5. Loss of Rights Because of the Disclosure of Confidential Information Without a Non-Disclosure Agreement – You can lose key rights and your proprietary ideas by disclosing information about your company without first having the receiving party enter into a properly drafted Non-Disclosure Agreement. In particular, you can lose potential patent rights in inventions if they are improperly disclosed to third parties. Make sure all potential investors you meet have signed a Non-Disclosure Agreement before you provide them with any potentially confidential information.
6. Not Understanding and Properly Protecting Your Intellectual Property – There are four broad categories of intellectual property: patents, trademarks, copyrights and trade secrets. Each of these types of intellectual property are distinct and have their own rules relating to the use, protection and enforcement. Actions that a company takes at an early stage can provide protection for your key intellectual property or could lead to the loss of your company's most valuable intellectual property assets. Make sure you understand the different types of intellectual property and take the proper steps to develop and protect your intellectual property.
7. Failing to Comply with Securities Laws – Navigating securities laws when trying to raise capital to finance growth can be a challenge, but non-compliance with securities laws can have serious consequences for you and your company. Speak to an attorney and before you begin fundraising make sure you understand the rules regarding crowdfunding, Regulation D offerings, shareholder limits before SEC registration is triggered and other important rules related to the raising of capital.
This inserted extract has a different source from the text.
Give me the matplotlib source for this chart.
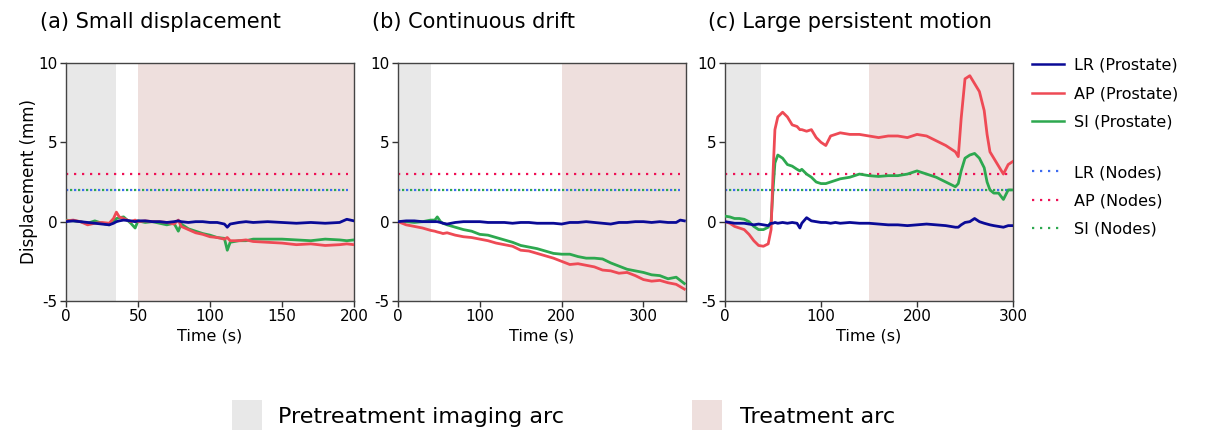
import matplotlib
matplotlib.use("Agg")
import matplotlib.pyplot as plt
from matplotlib.lines import Line2D
from matplotlib.patches import Rectangle

plt.rcParams['font.family'] = ['DejaVu Sans']
plt.rcParams['axes.unicode_minus'] = False

# colours
c_lr = '#0A0A96'
c_ap = '#EE4A55'
c_si = '#2DA84F'
c_lr_n = '#3D6BF0'
c_ap_n = '#EE1055'
c_si_n = '#2DA84F'
c_pre = '#E8E8E8'
c_treat = '#EEDFDD'

# (a) Small displacement
t_a = [0, 5, 10, 15, 20, 25, 30, 33, 35, 37, 40, 45, 48, 50, 55, 60, 65, 70, 75, 78,
       80, 85, 90, 95, 100, 105, 110, 112, 114, 120, 125, 130, 140, 150, 160, 170, 180, 190, 195, 200]
lr_a = [0, 0.05, 0.0, -0.05, -0.1, -0.15, -0.2, -0.1, 0.0, 0.05, 0.1, 0.05, 0.0, 0.05, 0.05, 0.0, 0.0, -0.05, 0.0, 0.05,
        0.0, -0.05, 0.0, 0.0, -0.05, -0.05, -0.15, -0.35, -0.15, -0.05, 0.0, -0.05, 0.0, -0.05, -0.1, -0.05, -0.1, -0.05, 0.15, 0.05]
ap_a = [0.05, 0.1, 0.0, -0.2, -0.1, -0.05, -0.1, 0.2, 0.6, 0.3, 0.2, 0.0, 0.1, 0.0, 0.05, 0.0, 0.0, -0.05, -0.15, 0.1,
        -0.3, -0.5, -0.7, -0.8, -0.95, -1.0, -1.1, -1.0, -1.2, -1.2, -1.15, -1.25, -1.3, -1.35, -1.45, -1.4, -1.5, -1.45, -1.4, -1.45]
si_a = [0.1, 0.05, 0.0, -0.1, 0.05, -0.1, -0.2, 0.0, 0.2, 0.25, 0.3, -0.1, -0.4, 0.05, -0.05, 0.0, -0.1, -0.2, -0.1, -0.6,
        -0.15, -0.45, -0.6, -0.75, -0.85, -1.0, -1.05, -1.8, -1.3, -1.2, -1.2, -1.1, -1.1, -1.1, -1.15, -1.2, -1.1, -1.15, -1.2, -1.15]

# (b) Continuous drift
t_b = [0, 10, 20, 30, 40, 45, 48, 52, 55, 60, 70, 80, 90, 100, 110, 120, 130, 140, 150, 160,
       170, 180, 190, 200, 210, 220, 230, 240, 250, 260, 270, 280, 290, 300, 310, 320, 330, 340, 345, 350]
lr_b = [0, 0.05, 0.05, 0.0, 0.0, 0.0, 0.0, -0.05, -0.1, -0.15, -0.05, 0.0, 0.0, 0.0, -0.05, -0.05, -0.05, -0.1, -0.05, -0.05,
        -0.1, -0.1, -0.1, -0.15, -0.05, -0.05, 0.0, -0.05, -0.1, -0.15, -0.05, -0.05, 0.0, 0.0, -0.05, 0.0, -0.05, -0.05, 0.1, 0.05]
ap_b = [0, -0.2, -0.3, -0.4, -0.55, -0.6, -0.65, -0.7, -0.75, -0.7, -0.85, -0.95, -1.0, -1.1, -1.2, -1.35, -1.45, -1.55, -1.8, -1.85,
        -2.0, -2.15, -2.3, -2.5, -2.7, -2.65, -2.75, -2.85, -3.05, -3.1, -3.25, -3.2, -3.4, -3.65, -3.75, -3.7, -3.85, -3.95, -4.1, -4.25]
si_b = [0, 0.0, -0.05, 0.0, 0.1, 0.1, 0.3, 0.0, -0.1, -0.2, -0.35, -0.5, -0.6, -0.8, -0.85, -1.0, -1.15, -1.3, -1.5, -1.6,
        -1.7, -1.85, -2.0, -2.05, -2.05, -2.2, -2.3, -2.3, -2.35, -2.6, -2.8, -3.0, -3.1, -3.2, -3.35, -3.4, -3.6, -3.5, -3.7, -3.9]

# (c) Large persistent motion
t_c = [0, 5, 10, 15, 20, 25, 30, 35, 40, 45, 48, 50, 52, 55, 60, 65, 70, 75, 78, 80,
       85, 90, 95, 100, 105, 110, 115, 120, 130, 140, 150, 160, 170, 180, 190, 200, 210, 220, 230, 240,
       243, 246, 250, 255, 260, 265, 270, 273, 276, 280, 285, 290, 295, 300]
lr_c = [0.0, -0.05, -0.1, -0.1, -0.1, -0.15, -0.2, -0.15, -0.2, -0.25, -0.1, -0.1, -0.05, -0.1, -0.05, -0.1, -0.05, -0.1, -0.4, -0.1,
        0.25, 0.05, 0.0, -0.05, -0.05, -0.1, -0.05, -0.1, -0.05, -0.1, -0.1, -0.15, -0.2, -0.2, -0.25, -0.2, -0.15, -0.2, -0.25, -0.35,
        -0.35, -0.2, -0.05, 0.0, 0.2, 0.0, -0.1, -0.15, -0.2, -0.25, -0.3, -0.35, -0.25, -0.25]
ap_c = [0.0, -0.1, -0.3, -0.4, -0.5, -0.8, -1.2, -1.5, -1.55, -1.4, -0.5, 3.0, 5.8, 6.6, 6.9, 6.6, 6.1, 6.0, 5.8, 5.8,
        5.7, 5.8, 5.3, 5.0, 4.8, 5.4, 5.5, 5.6, 5.5, 5.5, 5.4, 5.3, 5.4, 5.4, 5.3, 5.5, 5.4, 5.1, 4.8, 4.4,
        4.1, 6.5, 9.0, 9.2, 8.7, 8.2, 7.0, 5.5, 4.4, 4.0, 3.5, 3.0, 3.6, 3.8]
si_c = [0.35, 0.3, 0.2, 0.2, 0.15, 0.0, -0.3, -0.5, -0.5, -0.35, 0.0, 2.0, 3.7, 4.2, 4.0, 3.6, 3.5, 3.3, 3.2, 3.3,
        3.0, 2.8, 2.5, 2.4, 2.4, 2.5, 2.6, 2.7, 2.8, 3.0, 2.9, 2.85, 2.9, 2.9, 3.0, 3.2, 3.0, 2.8, 2.5, 2.2,
        2.4, 3.2, 4.0, 4.2, 4.3, 4.0, 3.4, 2.5, 2.0, 1.8, 1.8, 1.4, 2.0, 2.0]

# node thresholds (LR, AP, SI)
node_vals = [2.0, 3.0, 2.0]

titles = ['(a) Small displacement', '(b) Continuous drift', '(c) Large persistent motion']
xlims = [200, 352, 300]
xticks = [[0, 50, 100, 150, 200], [0, 100, 200, 300], [0, 100, 200, 300]]
node_end = [196, 345, 300]
pre_arc = [(0, 35), (0, 40), (0, 38)]
treat_arc = [(50, 200), (200, 352), (150, 300)]
panels = [(t_a, lr_a, ap_a, si_a), (t_b, lr_b, ap_b, si_b), (t_c, lr_c, ap_c, si_c)]

fig = plt.figure(figsize=(12.14, 4.30), dpi=100)
lefts = [66, 398, 725]
title_x = [40, 372, 708]

for i in range(3):
    ax = fig.add_axes([lefts[i] / 1214, 129 / 430, 288 / 1214, 238 / 430])
    t, lr, ap, si = panels[i]
    ax.axvspan(*pre_arc[i], color=c_pre, lw=0, zorder=0)
    ax.axvspan(*treat_arc[i], color=c_treat, lw=0, zorder=0)
    tn = [0, node_end[i]]
    ax.plot(tn, [node_vals[1]] * 2, color=c_ap_n, lw=1.6, ls=(0, (1, 2.6)), zorder=2)
    ax.plot(tn, [node_vals[0]] * 2, color=c_lr_n, lw=1.6, ls=(0, (1, 2.6)), zorder=2)
    ax.plot(tn, [node_vals[2]] * 2, color=c_si_n, lw=1.6, ls=(1.8, (1, 2.6)), zorder=2)
    ax.plot(t, si, color=c_si, lw=2.0, zorder=3)
    ax.plot(t, ap, color=c_ap, lw=2.0, zorder=4)
    ax.plot(t, lr, color=c_lr, lw=2.0, zorder=5)
    ax.set_xlim(0, xlims[i])
    ax.set_ylim(-5, 10)
    ax.set_xticks(xticks[i])
    ax.set_yticks([-5, 0, 5, 10])
    ax.tick_params(labelsize=11, length=4, width=1, color='#333333', pad=2)
    for s in ax.spines.values():
        s.set_color('#444444')
        s.set_linewidth(1.0)
    ax.set_xlabel('Time (s)', fontsize=11.5, labelpad=3)
    if i == 0:
        ax.set_ylabel('Displacement (mm)', fontsize=12, labelpad=0)
    fig.text(title_x[i] / 1214, 1 - 22 / 430, titles[i], fontsize=15, ha='left', va='center')

# right legends
h1 = [Line2D([], [], color=c_lr, lw=1.8), Line2D([], [], color=c_ap, lw=1.8), Line2D([], [], color=c_si, lw=1.8)]
h2 = [Line2D([], [], color=c_lr_n, lw=1.6, ls=(0, (1, 2.6))),
      Line2D([], [], color=c_ap_n, lw=1.6, ls=(0, (1, 2.6))),
      Line2D([], [], color=c_si_n, lw=1.6, ls=(0, (1, 2.6)))]
kw = dict(frameon=False, fontsize=11.5, handlelength=2.0, handletextpad=0.6, labelspacing=0.82,
          loc='upper left', borderaxespad=0, borderpad=0)
leg1 = fig.legend(h1, ['LR (Prostate)', 'AP (Prostate)', 'SI (Prostate)'],
                  bbox_to_anchor=(1032 / 1214, 1 - 58 / 430), **kw)
leg2 = fig.legend(h2, ['LR (Nodes)', 'AP (Nodes)', 'SI (Nodes)'],
                  bbox_to_anchor=(1032 / 1214, 1 - 165 / 430), **kw)

# bottom legend
fig.patches.append(Rectangle((232 / 1214, 0), 30 / 1214, 30 / 430, transform=fig.transFigure,
                             color=c_pre, lw=0))
fig.patches.append(Rectangle((692 / 1214, 0), 30 / 1214, 30 / 430, transform=fig.transFigure,
                             color=c_treat, lw=0))
fig.text(278 / 1214, 13 / 430, 'Pretreatment imaging arc', fontsize=16, ha='left', va='center')
fig.text(740 / 1214, 13 / 430, 'Treatment arc', fontsize=16, ha='left', va='center')

fig.savefig('out.png', dpi=100)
8. Poor Record Keeping - In addition to keeping good financial records, you must maintain easily accessible and up to date copies of all key contracts and related correspondences and must be able to keep track of all intellectual property owned by your company. In addition to the risk of not being able to locate your key contracts in the case of a dispute, future investors will want to see and review such documents. If you are unable to provide such documents, it can reduce a potential investor’s interest in your company and/or reduce the valuation they are willing to provide.